– Да, именно это и произошло, – неожиданно перебила Григория Рут – словно выхватила нить повествования из рук. – «Здравствуйте», – тихо молвил он – будто семя упало в землю.
– Я подняла на него удивленный взгляд и, не проронив ни звука, сразу отвела глаза, демонстративно сосредоточившись на работе: стругании балки для нового барака… или эшафота? Не знаю.
– Доброго ранку[3], – настаивал Григорий, стремясь побыстрее навязать мне общение.
И снова я промолчала, старательно притворяясь, что не поняла.
– Не догадаться тогда, – продолжил Григорий. – «Розумиешь мние[4]?» – аккуратно осведомился я – извлёк из памяти и облёк в слова чуждого мне языка своё беспокойство.
Рут сразу же опять превратила монолог в диалог:
– Да, – ответила я по-русски, сметая на пол стружку рукавицей, и прямо спросила: – Чего Вы хотите?
– Поговорить, – честно признался Григории, – Я хотел именно этого, причём уже давно. Слишком долго громыхали вокруг меня только приказы на немецком, українська мова и ломаные выражения «Речи Посполитой».
– Давайте поговорим, – согласилась я.
– Но в глубине её зрачков ярко блеснуло подозрение, что явно не давало ей расслабиться, – заметил Григорий.
– Вот всегда Вы были бы таким проницательным, – буркнула Рут.
– Григорием меня зовут, – представился я, вкладывая в голос толику теплоты, чтобы растопить лёд между нами.
Я назвала своё имя.
– Друг, – сразу же перевёл с идиша я.
– Сколько языков Вы знаете? – удивилась я.

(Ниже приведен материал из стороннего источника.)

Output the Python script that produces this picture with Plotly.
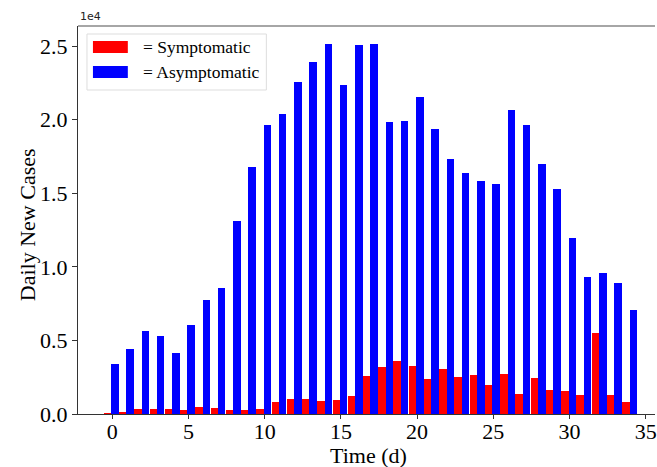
import plotly.graph_objects as go

days = list(range(35))
symptomatic = [60, 120, 360, 350, 350, 300, 470, 430, 300, 300, 360, 810, 1040, 1040, 910,
               980, 1220, 2600, 3210, 3620, 3280, 2400, 3080, 2540, 2650, 1950, 2740, 1380,
               2470, 1650, 1590, 1310, 5500, 1270, 810]
asymptomatic = [3410, 4410, 5650, 5320, 4120, 6060, 7760, 8580, 13080, 16770, 19660, 20390,
                22580, 23900, 25140, 22340, 25070, 25140, 19820, 19890, 21540, 19370, 17310,
                16400, 15840, 15660, 20640, 19640, 16970, 15300, 11950, 9300, 9550, 8920, 7080]
ytick_vals = [0, 5000, 10000, 15000, 20000, 25000]
ytick_text = ["0.0", "0.5", "1.0", "1.5", "2.0", "2.5"]
xtick_vals = [0, 5, 10, 15, 20, 25, 30, 35]

FONT = "Liberation Serif, Times New Roman, serif"

fig = go.Figure()
fig.add_trace(go.Bar(x=days, y=symptomatic, width=0.49, offset=-0.55,
                     marker=dict(color="#ff0000", line=dict(width=0)),
                     name="= Symptomatic", showlegend=False))
fig.add_trace(go.Bar(x=days, y=asymptomatic, width=0.49, offset=-0.06,
                     marker=dict(color="#0000ff", line=dict(width=0)),
                     name="= Asymptomatic", showlegend=False))

fig.update_layout(
    width=657, height=467,
    margin=dict(l=78, r=0, t=26, b=53),
    plot_bgcolor="white", paper_bgcolor="white",
    font=dict(family=FONT, color="black"),
    bargap=0,
    xaxis=dict(range=[-2.24, 35.6], tickvals=xtick_vals, ticks="outside", ticklen=4,
               tickwidth=1, tickcolor="#333", showgrid=False, zeroline=False,
               showline=True, linecolor="#333", linewidth=1, ticklabeloverflow="allow",
               ticklabelstandoff=-6,
               tickfont=dict(size=22, family=FONT)),
    yaxis=dict(range=[0, 26360], tickvals=ytick_vals, ticktext=ytick_text, ticks="outside",
               ticklen=5, tickwidth=1, tickcolor="#333", showgrid=False, zeroline=False,
               showline=True, linecolor="#333", linewidth=1,
               tickfont=dict(size=22, family=FONT)),
)

def px_x(p):
    return (p - 78) / (657 - 78)

def px_y(p):
    return (414 - p) / (414 - 26)

# axis titles
fig.add_annotation(text="Time (d)", xref="paper", yref="paper", x=px_x(370), y=px_y(455),
                   xanchor="center", yanchor="middle", showarrow=False,
                   font=dict(size=22, family=FONT, color="black"))
fig.add_annotation(text="Daily New Cases", xref="paper", yref="paper", x=px_x(28), y=px_y(225),
                   xanchor="center", yanchor="middle", showarrow=False, textangle=-90,
                   font=dict(size=22, family=FONT, color="black"))

# top spine
fig.add_shape(type="line", xref="paper", yref="paper", x0=0, x1=1, y0=1, y1=1,
              line=dict(color="#888", width=1.5))

# offset text
fig.add_annotation(text="1e4", xref="paper", yref="paper", x=0, y=1, xanchor="left",
                   yanchor="bottom", showarrow=False, yshift=1,
                   font=dict(size=11, family="DejaVu Sans", color="#222"))

# legend (manual, matplotlib-like)
fig.add_shape(type="rect", xref="paper", yref="paper",
              x0=px_x(87), x1=px_x(267), y0=px_y(90), y1=px_y(34),
              line=dict(color="#ddd", width=1), fillcolor="rgba(255,255,255,0.85)")
fig.add_shape(type="rect", xref="paper", yref="paper",
              x0=px_x(93), x1=px_x(128), y0=px_y(53), y1=px_y(41),
              line=dict(width=0), fillcolor="#ff0000")
fig.add_shape(type="rect", xref="paper", yref="paper",
              x0=px_x(93), x1=px_x(128), y0=px_y(78), y1=px_y(66),
              line=dict(width=0), fillcolor="#0000ff")
fig.add_annotation(text="= Symptomatic", xref="paper", yref="paper", x=px_x(141), y=px_y(47),
                   xanchor="left", yanchor="middle", showarrow=False,
                   font=dict(size=17.5, family=FONT, color="black"))
fig.add_annotation(text="= Asymptomatic", xref="paper", yref="paper", x=px_x(141), y=px_y(72),
                   xanchor="left", yanchor="middle", showarrow=False,
                   font=dict(size=17.5, family=FONT, color="black"))

fig.write_html("out.html")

– Меньше, чем нужно для того, чтобы беседовать со всеми на одном, – пошутил я.
– Так началось наше общение.
– А дни в лагере были ужасающи. Но с появление Григория рядом, мне стало гораздо легче их переносить. Хоть, как и раньше, передо мной умирали сотни обречённых. Я продолжала играть на скрипке, надеясь, что шёпот той успокаивает несчастных в последние секунды… Когда же я замирала, чтобы передохнуть – начинали стрелять автоматы!.. Только благодаря ощущению собственной необходимости, мне удалось сохранить ясность мысли при виде убиваемых людей. За себя не боялась.
– Я же был неприметным и скрывался в момент опасности – Смерть так и не смогла поймать меня своими костлявыми пальцами.
– Но в лагере были и дети. Их гибель загоняла меня в ступор… Комендант Вильгауз ради удовольствия дочери заставлял подбрасывать в воздух ребятню и стрелял. А его маленькое чудовищное отродье хлопало в ладоши и кричало: «Папа, ещё, папа, ещё!»…
– Дети становились мучениками. Их отдавали гитлерюгендам, которые делали из них живые мишени[5]… «Никакой жалости к другим, всё для себя» – таков девиз фашистов.
– У меня есть дочь, – призналась я как-то, чуть не плача. – Софи. Мне пришлось оставить её в Германии, отдать в чужую семью, потому что нас с мужем считали коммунистами[6]… Мы и были коммунистами… Чтобы спастись, бежали на восток – в СССР… Не доехали… Мужа всё равно убили… Его знали Юзеф Парнас… Он был председателем юденрата[7] Львовского гетто. Его расстреляли за отказ составить списки евреев для лагерей… Он пытался защитить меня… И всегда ругал за увлечение музыкой… Зря… Не будь её, Рокита – оберштурмбанфюрер, который придумал оркестр собрать, – вспорол бы мне живот … – я погладила свою скрипку. – Или живой в печь бросили, как одну полячку… Или задушили… Или прислугой… которая постели греет… сделали… Когда эсэсовцам «холодно», приходят они с оберауфзеериной – начальницей женского блока – во время дезинфекции, потому что мы голые все стоим там, указывают на молоденькую девушку, осматривают, хвалят, и, если она красивая, нравится им, с согласия оберауфзеерины забирают… послушную, готовую на всё, что от неё потребуют...
–Я не нашёл, что сказать… Но продолжил разговор позже.